[Figure scripts]
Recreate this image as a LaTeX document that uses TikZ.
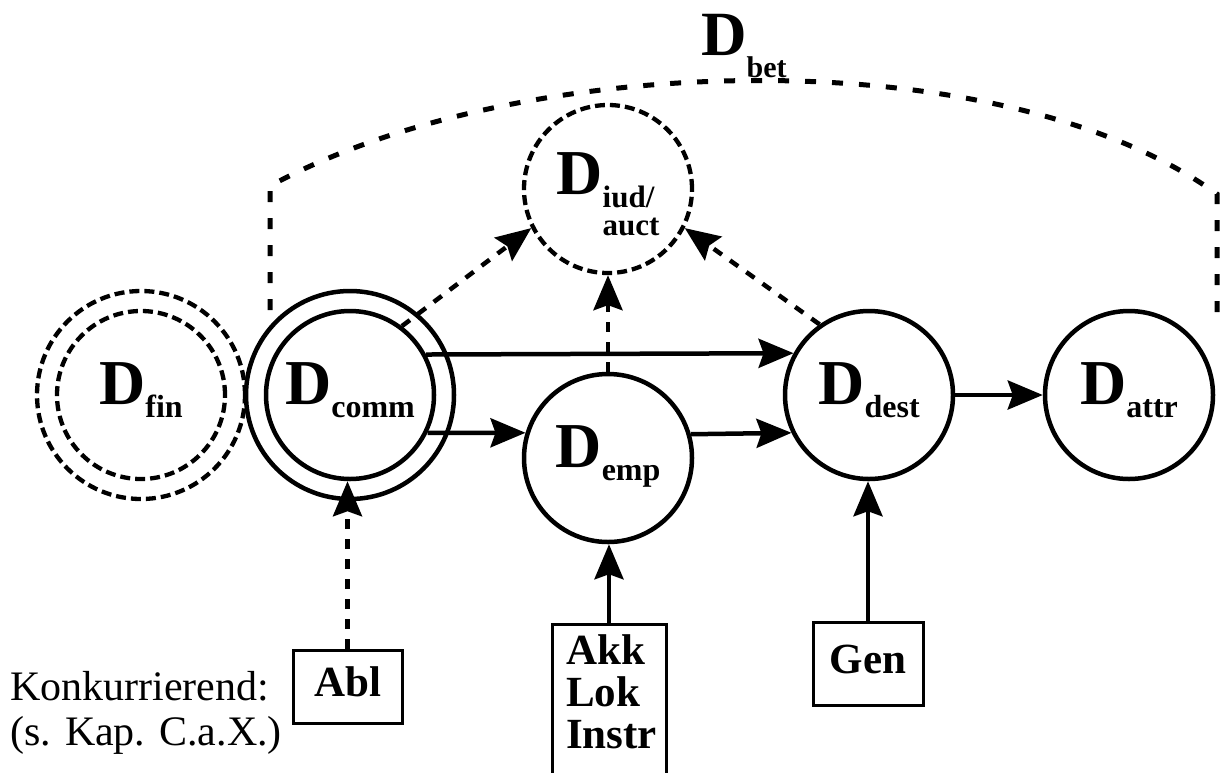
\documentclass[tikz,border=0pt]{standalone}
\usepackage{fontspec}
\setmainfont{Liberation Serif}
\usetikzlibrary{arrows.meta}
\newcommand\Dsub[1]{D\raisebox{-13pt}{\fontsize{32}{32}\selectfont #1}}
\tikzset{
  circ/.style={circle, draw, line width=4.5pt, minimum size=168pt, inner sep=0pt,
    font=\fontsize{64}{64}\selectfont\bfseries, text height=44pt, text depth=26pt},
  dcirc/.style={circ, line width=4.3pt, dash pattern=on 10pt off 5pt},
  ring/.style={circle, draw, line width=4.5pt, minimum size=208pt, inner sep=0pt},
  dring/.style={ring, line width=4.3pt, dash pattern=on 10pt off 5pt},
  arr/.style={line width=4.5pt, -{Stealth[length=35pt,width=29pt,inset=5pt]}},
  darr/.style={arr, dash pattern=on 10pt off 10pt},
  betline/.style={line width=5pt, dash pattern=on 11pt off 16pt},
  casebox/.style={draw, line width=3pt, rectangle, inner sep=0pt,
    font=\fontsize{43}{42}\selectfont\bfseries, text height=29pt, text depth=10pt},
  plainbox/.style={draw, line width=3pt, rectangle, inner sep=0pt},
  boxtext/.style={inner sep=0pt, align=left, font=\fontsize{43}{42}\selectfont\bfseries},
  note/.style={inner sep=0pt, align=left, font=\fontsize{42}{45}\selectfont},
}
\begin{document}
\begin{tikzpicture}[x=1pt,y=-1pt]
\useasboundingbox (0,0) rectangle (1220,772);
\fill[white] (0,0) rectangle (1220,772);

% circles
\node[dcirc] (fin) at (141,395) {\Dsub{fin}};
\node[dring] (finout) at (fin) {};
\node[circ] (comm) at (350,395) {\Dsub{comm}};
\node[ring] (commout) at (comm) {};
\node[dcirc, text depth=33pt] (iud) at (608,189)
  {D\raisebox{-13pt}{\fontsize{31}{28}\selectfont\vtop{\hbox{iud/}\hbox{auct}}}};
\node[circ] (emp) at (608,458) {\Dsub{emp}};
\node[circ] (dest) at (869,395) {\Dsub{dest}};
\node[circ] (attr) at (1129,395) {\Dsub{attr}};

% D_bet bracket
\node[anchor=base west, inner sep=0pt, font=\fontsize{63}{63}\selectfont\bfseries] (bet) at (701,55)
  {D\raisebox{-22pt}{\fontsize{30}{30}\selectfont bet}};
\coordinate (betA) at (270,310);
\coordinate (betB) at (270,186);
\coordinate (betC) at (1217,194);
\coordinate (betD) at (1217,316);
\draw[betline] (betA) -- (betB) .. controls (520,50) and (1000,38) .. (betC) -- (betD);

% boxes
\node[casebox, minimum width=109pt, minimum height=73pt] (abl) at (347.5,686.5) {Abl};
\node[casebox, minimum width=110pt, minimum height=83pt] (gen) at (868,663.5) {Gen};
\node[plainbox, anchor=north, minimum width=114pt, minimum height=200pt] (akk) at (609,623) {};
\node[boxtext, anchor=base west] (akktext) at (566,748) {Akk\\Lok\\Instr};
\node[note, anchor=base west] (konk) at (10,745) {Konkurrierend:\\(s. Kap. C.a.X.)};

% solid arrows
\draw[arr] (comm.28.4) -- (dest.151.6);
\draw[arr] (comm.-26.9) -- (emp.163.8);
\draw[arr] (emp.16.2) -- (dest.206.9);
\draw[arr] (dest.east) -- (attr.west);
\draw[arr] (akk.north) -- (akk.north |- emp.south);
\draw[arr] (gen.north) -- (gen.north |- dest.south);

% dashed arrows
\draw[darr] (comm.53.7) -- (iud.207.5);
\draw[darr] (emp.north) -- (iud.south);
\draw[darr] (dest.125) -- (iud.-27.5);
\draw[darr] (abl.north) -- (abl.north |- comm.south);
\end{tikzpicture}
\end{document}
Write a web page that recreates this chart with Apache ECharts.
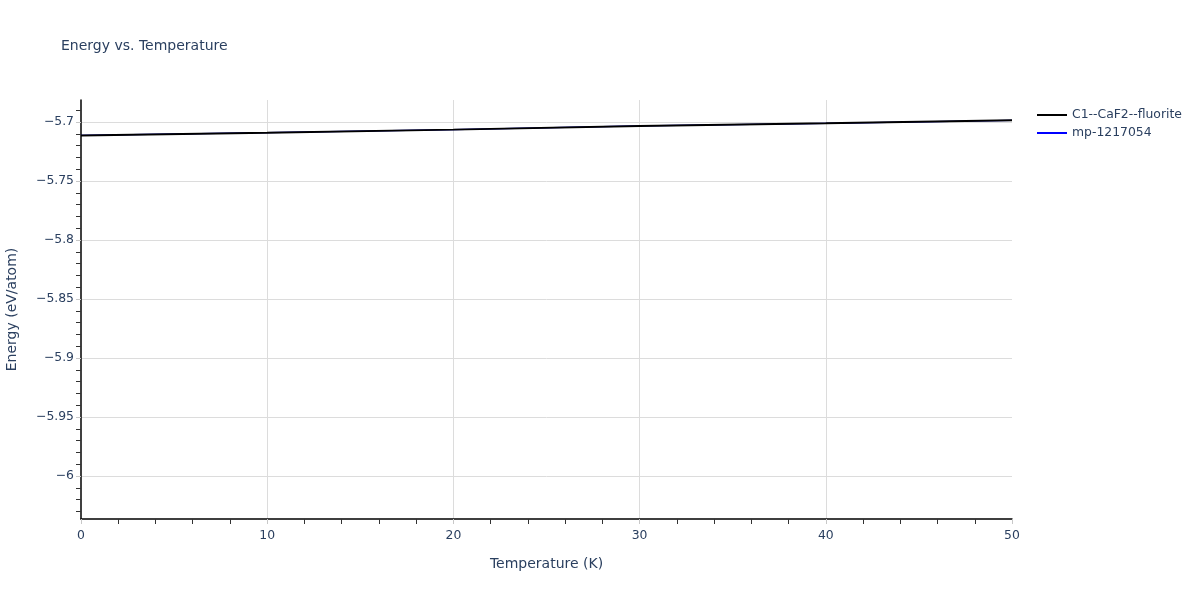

- [Stated exercise]: Write the listing out a second time exactly, dropping all images.

- [Solution]:
Recreate this image as a LaTeX document that uses TikZ.
\documentclass[tikz,border=0pt]{standalone}
\usepackage{fontspec}
\setmainfont{Liberation Serif}
\usetikzlibrary{arrows.meta}
\newcommand\Dsub[1]{D\raisebox{-13pt}{\fontsize{32}{32}\selectfont #1}}
\tikzset{
  circ/.style={circle, draw, line width=4.5pt, minimum size=168pt, inner sep=0pt,
    font=\fontsize{64}{64}\selectfont\bfseries, text height=44pt, text depth=26pt},
  dcirc/.style={circ, line width=4.3pt, dash pattern=on 10pt off 5pt},
  ring/.style={circle, draw, line width=4.5pt, minimum size=208pt, inner sep=0pt},
  dring/.style={ring, line width=4.3pt, dash pattern=on 10pt off 5pt},
  arr/.style={line width=4.5pt, -{Stealth[length=35pt,width=29pt,inset=5pt]}},
  darr/.style={arr, dash pattern=on 10pt off 10pt},
  betline/.style={line width=5pt, dash pattern=on 11pt off 16pt},
  casebox/.style={draw, line width=3pt, rectangle, inner sep=0pt,
    font=\fontsize{43}{42}\selectfont\bfseries, text height=29pt, text depth=10pt},
  plainbox/.style={draw, line width=3pt, rectangle, inner sep=0pt},
  boxtext/.style={inner sep=0pt, align=left, font=\fontsize{43}{42}\selectfont\bfseries},
  note/.style={inner sep=0pt, align=left, font=\fontsize{42}{45}\selectfont},
}
\begin{document}
\begin{tikzpicture}[x=1pt,y=-1pt]
\useasboundingbox (0,0) rectangle (1220,772);
\fill[white] (0,0) rectangle (1220,772);

% circles
\node[dcirc] (fin) at (141,395) {\Dsub{fin}};
\node[dring] (finout) at (fin) {};
\node[circ] (comm) at (350,395) {\Dsub{comm}};
\node[ring] (commout) at (comm) {};
\node[dcirc, text depth=33pt] (iud) at (608,189)
  {D\raisebox{-13pt}{\fontsize{31}{28}\selectfont\vtop{\hbox{iud/}\hbox{auct}}}};
\node[circ] (emp) at (608,458) {\Dsub{emp}};
\node[circ] (dest) at (869,395) {\Dsub{dest}};
\node[circ] (attr) at (1129,395) {\Dsub{attr}};

% D_bet bracket
\node[anchor=base west, inner sep=0pt, font=\fontsize{63}{63}\selectfont\bfseries] (bet) at (701,55)
  {D\raisebox{-22pt}{\fontsize{30}{30}\selectfont bet}};
\coordinate (betA) at (270,310);
\coordinate (betB) at (270,186);
\coordinate (betC) at (1217,194);
\coordinate (betD) at (1217,316);
\draw[betline] (betA) -- (betB) .. controls (520,50) and (1000,38) .. (betC) -- (betD);

% boxes
\node[casebox, minimum width=109pt, minimum height=73pt] (abl) at (347.5,686.5) {Abl};
\node[casebox, minimum width=110pt, minimum height=83pt] (gen) at (868,663.5) {Gen};
\node[plainbox, anchor=north, minimum width=114pt, minimum height=200pt] (akk) at (609,623) {};
\node[boxtext, anchor=base west] (akktext) at (566,748) {Akk\\Lok\\Instr};
\node[note, anchor=base west] (konk) at (10,745) {Konkurrierend:\\(s. Kap. C.a.X.)};

% solid arrows
\draw[arr] (comm.28.4) -- (dest.151.6);
\draw[arr] (comm.-26.9) -- (emp.163.8);
\draw[arr] (emp.16.2) -- (dest.206.9);
\draw[arr] (dest.east) -- (attr.west);
\draw[arr] (akk.north) -- (akk.north |- emp.south);
\draw[arr] (gen.north) -- (gen.north |- dest.south);

% dashed arrows
\draw[darr] (comm.53.7) -- (iud.207.5);
\draw[darr] (emp.north) -- (iud.south);
\draw[darr] (dest.125) -- (iud.-27.5);
\draw[darr] (abl.north) -- (abl.north |- comm.south);
\end{tikzpicture}
\end{document}
Write a web page that recreates this chart with Apache ECharts.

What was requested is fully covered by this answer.